Le 16 juillet 1789, deux jours après la prise de la Bastille, la tête de Yolande est mise à prix. Marie-Antoinette et Louis XVI supplient les Jules de quitter la Cour. La Duchesse refuse de quitter son amie mais la souveraine l’implore de partir : en cas d’insurrection populaire, elle serait massacrée. Le Duc et la Reine lui rappellent qu’elle a des enfants et qu’elle doit rester en vie pour eux. Elle finit par céder et tandis que le Comte d’Artois émigre vers la Belgique avec Vaudreuil, les Jules, Diane, Guichette et son bébé d’une semaine fuient vers la Suisse. Armand voyage de son côté, tandis que Melchior et Jules, âgés de neuf ans, partent du leur. Yolande tremble d’être reconnue et redoute pour la vie de ses fils. A chaque étape, la voiture est fouillée. De bonnes âmes les reconnaissent mais les laissent partir. Une fois à Bâle, les Polignac respirent. Ils restent sur place durant dix jours au terme desquels Melchior, Jules puis Vaudreuil les rejoignent. Celui-ci jure de ne plus se séparer de Yolande, dont la santé est chancelante. Les quelques lettres qu’elle reçoit de la Reine lui font autant de peine qu’elles lui apportent de joie. Elle se reproche d’être partie et ressent la honte d’avoir abandonné son amie. Elle le ressentira jusqu’à sa mort.

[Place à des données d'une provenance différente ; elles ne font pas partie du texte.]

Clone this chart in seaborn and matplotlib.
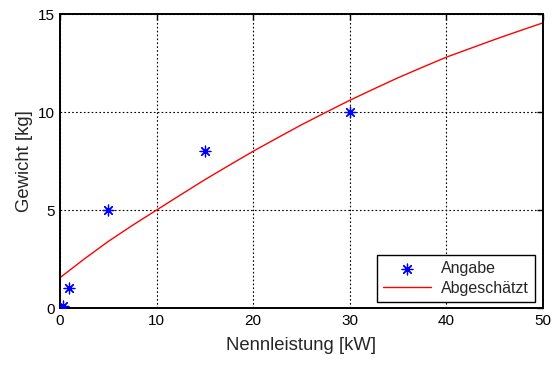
import matplotlib
matplotlib.use("Agg")
import matplotlib.pyplot as plt
import seaborn as sns
import pandas as pd

# Data
angabe_x = [0.3, 0.9, 5, 15, 30]
angabe_y = [0.1, 1.0, 5, 8, 10]

fit_x = [0, 2.5, 5, 7.5, 10, 12.5, 15, 17.5, 20, 22.5, 25, 27.5, 30, 32.5, 35, 37.5, 40, 42.5, 45, 47.5, 50]
fit_y = [1.55, 2.5, 3.4, 4.22, 5.0, 5.78, 6.55, 7.28, 8.0, 8.68, 9.35, 9.98, 10.6, 11.18, 11.75, 12.28, 12.8, 13.25, 13.7, 14.13, 14.55]

x_ticks = [0, 10, 20, 30, 40, 50]
y_ticks = [0, 5, 10, 15]

sns.set_style("white")
plt.rcParams['font.family'] = ['Liberation Sans', 'DejaVu Sans']

fig = plt.figure(figsize=(5.52, 3.65), dpi=100)
ax = fig.add_axes([0.1087, 0.156, 0.8750, 0.8056])

df_pts = pd.DataFrame({"x": angabe_x, "y": angabe_y})
df_fit = pd.DataFrame({"x": fit_x, "y": fit_y})

sns.scatterplot(data=df_pts, x="x", y="y", ax=ax, marker=(8, 2, 0), s=60,
                color="blue", edgecolor="blue", linewidth=0.9, label="Angabe", zorder=3)
sns.lineplot(data=df_fit, x="x", y="y", ax=ax, color="red", linewidth=1.0,
             label="Abgeschätzt", zorder=2)

ax.set_xlim(0, 50)
ax.set_ylim(0, 15)
ax.set_xticks(x_ticks)
ax.set_yticks(y_ticks)
ax.tick_params(axis='both', which='both', direction='in', top=True, right=True,
               length=4, width=1, labelsize=11, colors='black', pad=4)
ax.grid(True, color='black', linestyle=(0, (1.5, 2)), linewidth=0.8)
for s in ax.spines.values():
    s.set_color('black')
    s.set_linewidth(1.4)

ax.set_xlabel("Nennleistung [kW]", fontsize=13.3, labelpad=7)
ax.set_ylabel("Gewicht [kg]", fontsize=13.3, labelpad=3)

leg = ax.legend(loc='lower right', bbox_to_anchor=(0.983, 0.02), fontsize=11.5,
                frameon=True, fancybox=False, shadow=False, handlelength=3,
                borderpad=0.4, labelspacing=0.3, handletextpad=0.6, borderaxespad=0)
leg.get_frame().set_edgecolor('black')
leg.get_frame().set_linewidth(1.0)
leg.get_frame().set_alpha(1)

fig.savefig("out.png", dpi=100)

Au bout de deux mois passés en Suisse, l’équipée se rend en Italie, à Turin. Mais le roi de Sardaigne, beau-père du Comte d’Artois, ne souffre pas la présence de Yolande dans sa capitale. Jules opte alors pour Rome, espérant que la ville plaira à son épouse et que le climat l’aidera à aller mieux. Le voyage est pénible et la Duchesse dépérit. A cela s’ajoutent les événements qui se passent en France et dont l’écho parvient au-delà des Alpes. La Duchesse est horrifiée en apprenant le sort subi par la Princesse de Lamballe. Mais si la première amie de la Reine était libre de ses mouvements, il n’en est pas de même pour Yolande, mariée et soumise à l’autorité de son époux. En outre, mère de famille, il lui est impensable de quitter ses enfants. Vaudreuil essaye de distraire son amie de cœur alors que lui-même est malade. Son seul bonheur est d’enfin marier son fils Armand avec Idalie de Nyvenheim, qui s’acclimate très bien au clan Polignac. Devenus indésirables à Rome, les Jules partent pour Venise. Bien que le climat ne convienne pas à la Duchesse, elle aime cette ville où elle vit une période relativement heureuse. A la fin de 1791, tout le monde s’installe à Vienne. Yolande n’en est pas ravie, d’autant que le climat est froid et humide. Artois et Vaudreuil organisent maladroitement une contre-révolution et sont en lien avec l’Empereur, frère de la Reine. Quand eux et les Jules comprennent qu’il ne fera rien pour aider sa sœur, puis que son fils l’imitera, ils sont effondrés. La Duchesse sombre dans le chagrin. La mort de Louis XVI en janvier 1793 l’afflige. Elle est outrée quand on sépare le Dauphin de sa mère. Le coup fatal est l’exécution de Marie-Antoinette en octobre. Yolande s’éteint à son tour dans la nuit du 4 au 5 décembre 1793, cinquante jours après la mort de son amie. Elle part sans douleur ni bruit, veillée par Vaudreuil et Diane. Yolande est inhumée à Vienne. Sur sa tombe est gravée cette phrase : « morte de douleur ». Sa tombe est difficile à localiser et aujourd’hui introuvable, sans doute détruite.